KEY POINTS:
Following its ad on TV, a certain car company seems to have legitimised the use of the word "bugger".
Fantasy writer Terry Pratchett gave even more meaning to the word when he described his diagnosis of Alzheimer's disease as an "embuggerance".
You can pick up a lot reading the daily papers and recently there was a narrow column with the heading "How to get a jail birdie" which began: "A prison sentence may cost you your liberty, but your golf needn't suffer."
It went on to tell us that two prisons have made grassed areas available to inmates who are keen on maintaining their golfing handicaps.
In the same paper was another heading: "No fantasy hero in Alzheimer's world".
Here we are given the sad news that writer Terry Pratchett has Alzheimer's disease.
For those of you who don't know the finer details of this devastating disorder, it is one of the conditions that comes under the heading of dementia. It results in loss of the ability to think, reason and remember, affects language and communication, and diminishes the ability to manage one's own activities of daily living.
All those things we usually do independently every day.
This is the disease that not so long ago was referred to as "senile dementia", a disease of the elderly. Keep reading the article on Terry Pratchett and you see that he is only 59. That brings up your shock level, especially when you realise that worldwide an increasing number of people in their 40s, 50s and 60s are being diagnosed with a dementia.
So here we have the dilemma. It appears that you can make a conscious choice to break the law, get a prison sentence and then be rewarded with the opportunity to maintain your recreational and social activities all paid out of our taxes.
On the other hand, you can be handed down a diagnosis of dementia and be sentenced to a life of diminishing abilities, for which there is no reward and little taxpayer money available to provide the sort of support needed to keep you involved in a purposeful and meaningful life.

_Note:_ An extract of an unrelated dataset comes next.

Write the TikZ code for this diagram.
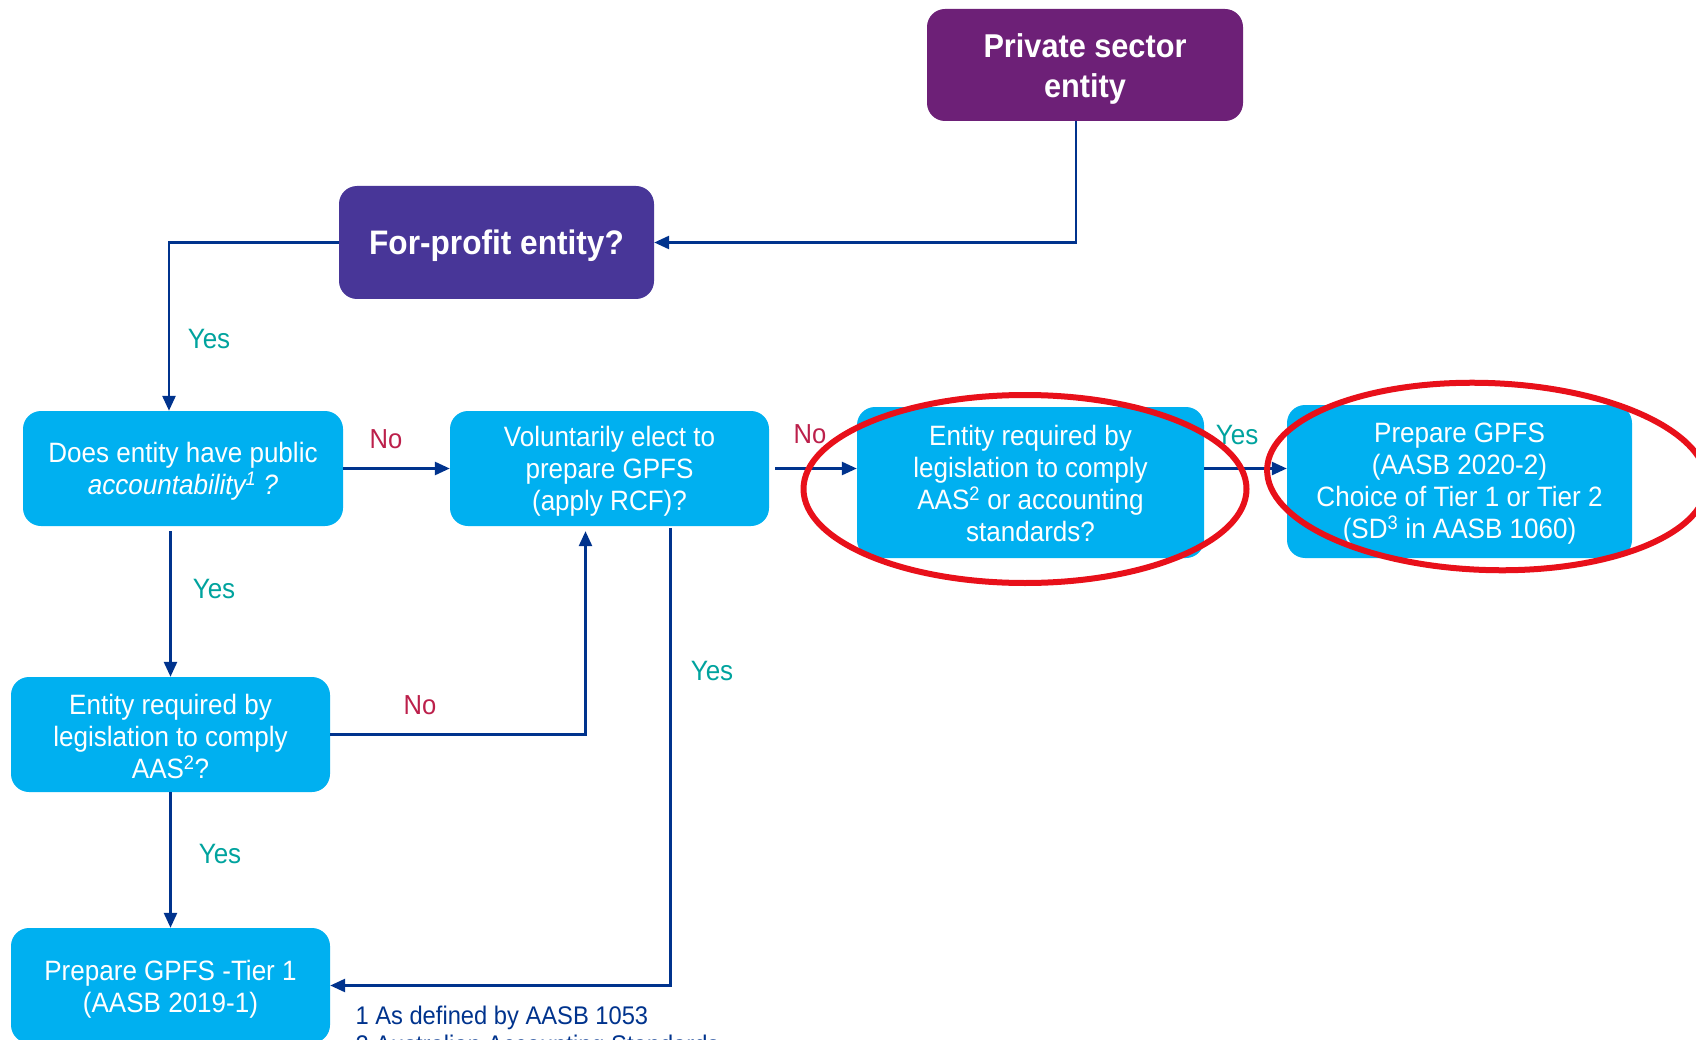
\documentclass[tikz,border=0pt]{standalone}
\usepackage{fontspec}
\setmainfont{Liberation Sans}[FakeStretch=0.93]
\usetikzlibrary{arrows.meta,shapes.geometric}

\definecolor{boxblue}{HTML}{00B0F0}
\definecolor{privpurple}{HTML}{6D2077}
\definecolor{fpviolet}{HTML}{483698}
\definecolor{linkblue}{HTML}{00338D}
\definecolor{yesgreen}{HTML}{00A39E}
\definecolor{nored}{HTML}{BC204B}
\definecolor{ringred}{HTML}{E8101A}

\tikzset{
  stepbox/.style={rounded corners=18pt, fill=boxblue, inner sep=0pt},
  steptext/.style={text=white, align=center, inner sep=0pt,
    font=\fontsize{28}{32}\selectfont},
  headbox/.style={rounded corners=18pt, inner sep=0pt},
  headtext/.style={text=white, align=center, inner sep=0pt,
    font=\bfseries\fontsize{33}{40}\selectfont},
  link/.style={draw=linkblue, line width=2.7pt, -{Triangle[length=15pt,width=13pt]}},
  yeslabel/.style={text=yesgreen, font=\fontsize{28}{32}\selectfont},
  nolabel/.style={text=nored, font=\fontsize{27.5}{32}\selectfont},
  ring/.style={ellipse, draw=ringred, line width=6pt, inner sep=0pt},
  footnote/.style={text=linkblue, font=\fontsize{25.5}{28}\selectfont, align=left}
}

\begin{document}
\begin{tikzpicture}[x=1pt,y=-1pt]
\useasboundingbox (0,0) rectangle (1696,1040);
\clip (0,0) rectangle (1696,1040);

% header boxes
\node[headbox, fill=privpurple, minimum width=316pt, minimum height=112pt] (priv) at (1085,65) {};
\node[headtext] (privtext) at ([yshift=-4pt]priv.center) {Private sector\\entity};
\node[headbox, fill=fpviolet, minimum width=315pt, minimum height=113pt] (fp) at (496.5,242.5) {};
\node[headtext, font=\bfseries\fontsize{34}{40}\selectfont] (fptext) at ([yshift=-3pt]fp.center)
  {For-profit entity?};

% decision and outcome boxes
\node[stepbox, minimum width=320pt, minimum height=115pt] (pub) at (183,468.5) {};
\node[steptext] (pubtext) at ([yshift=-3pt]pub.center)
  {Does entity have public\\\textit{accountability\textsuperscript{1} ?}};
\node[stepbox, minimum width=319pt, minimum height=115pt] (vol) at (609.5,468.5) {};
\node[steptext] (voltext) at ([yshift=-3pt]vol.center)
  {Voluntarily elect to\\prepare GPFS\\(apply RCF)?};
\node[stepbox, minimum width=347pt, minimum height=151pt] (entR) at (1030.5,482.5) {};
\node[steptext] (entRtext) at ([yshift=-1pt]entR.center)
  {Entity required by\\legislation to comply\\AAS\textsuperscript{2} or accounting\\standards?};
\node[stepbox, minimum width=345pt, minimum height=153pt] (prepR) at (1459.5,481.5) {};
\node[steptext] (prepRtext) at ([yshift=-2pt]prepR.center)
  {Prepare GPFS\\(AASB 2020-2)\\Choice of Tier 1 or Tier 2\\(SD\textsuperscript{3} in AASB 1060)};
\node[stepbox, minimum width=319pt, minimum height=115pt] (entL) at (170.5,734.5) {};
\node[steptext] (entLtext) at ([yshift=-2pt]entL.center)
  {Entity required by\\legislation to comply\\AAS\textsuperscript{2}?};
\node[stepbox, minimum width=319pt, minimum height=115pt] (tier1) at (170.5,985.5) {};
\node[steptext] (tier1text) at ([yshift=-4pt]tier1.center)
  {Prepare GPFS -Tier 1\\(AASB 2019-1)};

% connectors
\draw[link] ([xshift=-9pt]priv.south) |- (fp.east);
\draw[link] (fp.west) -| ([xshift=-14pt]pub.north);
\draw[link] (pub.east) -- (vol.west);
\draw[link, shorten <=6pt] (vol.east) -- (vol.east -| entR.west);
\draw[link] (entR.east |- vol.east) -- (prepR.west |- vol.east);
\draw[link, shorten <=5pt] (pub.south -| entL.north) -- (entL.north);
\draw[link, shorten >=5pt] (entL.east) -| ([xshift=-24pt]vol.south);
\draw[link, shorten <=2pt] ([xshift=61pt]vol.south) |- (tier1.east);
\draw[link] (entL.south) -- (tier1.north);

% branch labels
\node[yeslabel] (y1) at (209,339) {Yes};
\node[nolabel]  (n1) at (386,439) {No};
\node[nolabel]  (n2) at (810,434) {No};
\node[yeslabel] (y2) at (1237,435) {Yes};
\node[yeslabel] (y3) at (214,589) {Yes};
\node[nolabel]  (n3) at (420,705) {No};
\node[yeslabel] (y4) at (712,671) {Yes};
\node[yeslabel] (y5) at (220,854) {Yes};

% highlight rings
\node[ring, minimum width=443pt, minimum height=188pt] (ringA) at (1025,489) {};
\node[ring, minimum width=440pt, minimum height=187pt, rotate=-2] (ringB) at (1487,476.5) {};

% footnotes
\node[footnote, anchor=base west] (fn1) at (352,1024) {1 As defined by AASB 1053};
\node[footnote, anchor=base west] (fn2) at (352,1053) {2 Australian Accounting Standards};
\end{tikzpicture}
\end{document}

I attended a presentation to the Ministry of Health in Auckland a couple of years ago where a deputation presented a proposal to the ministry for funding of activity programmes for younger people with dementia and those with early onset dementia. Programmes that are age appropriate and maintain as much independence and dignity for people living with dementia as possible.
As part of the deputation, there was a man in his late 50s who had Alzheimer's disease, and his wife. He asked the ministry people if they knew what the weather had been like during the winter that had just passed. They had been too busy to notice.
The man told them it had been wet and cold and that he knew because he had sat day after day knowing what he wanted to do, knowing that with support he could still do it, but without the ability to get up and get going.
One of the cruel things about having dementia is that the ability to be motivated can be compromised.
We all know that a car can be in good running order but if you don't turn on the key, you go nowhere.
Our brains are like that, too. There is a part in the frontal lobes that gets us up and going and needs to be turned on just like the car.
For a good number of people with dementia this becomes affected and no matter how much they wish to be involved, they cannot switch their starter motor on and so they just sit there.
Imagine living that day after day - a recipe for despondency and depression if ever there was one.
How is it that we can condone the provision of greens for prisoners but we can't provide the low-cost recreational and social activity solutions that would show people with dementia that we value them?
Buggered if I know! But, it is election year and we can put our politicians on notice.
* Joy Simpson is immediate past chairwoman of Alzheimers New Zealand.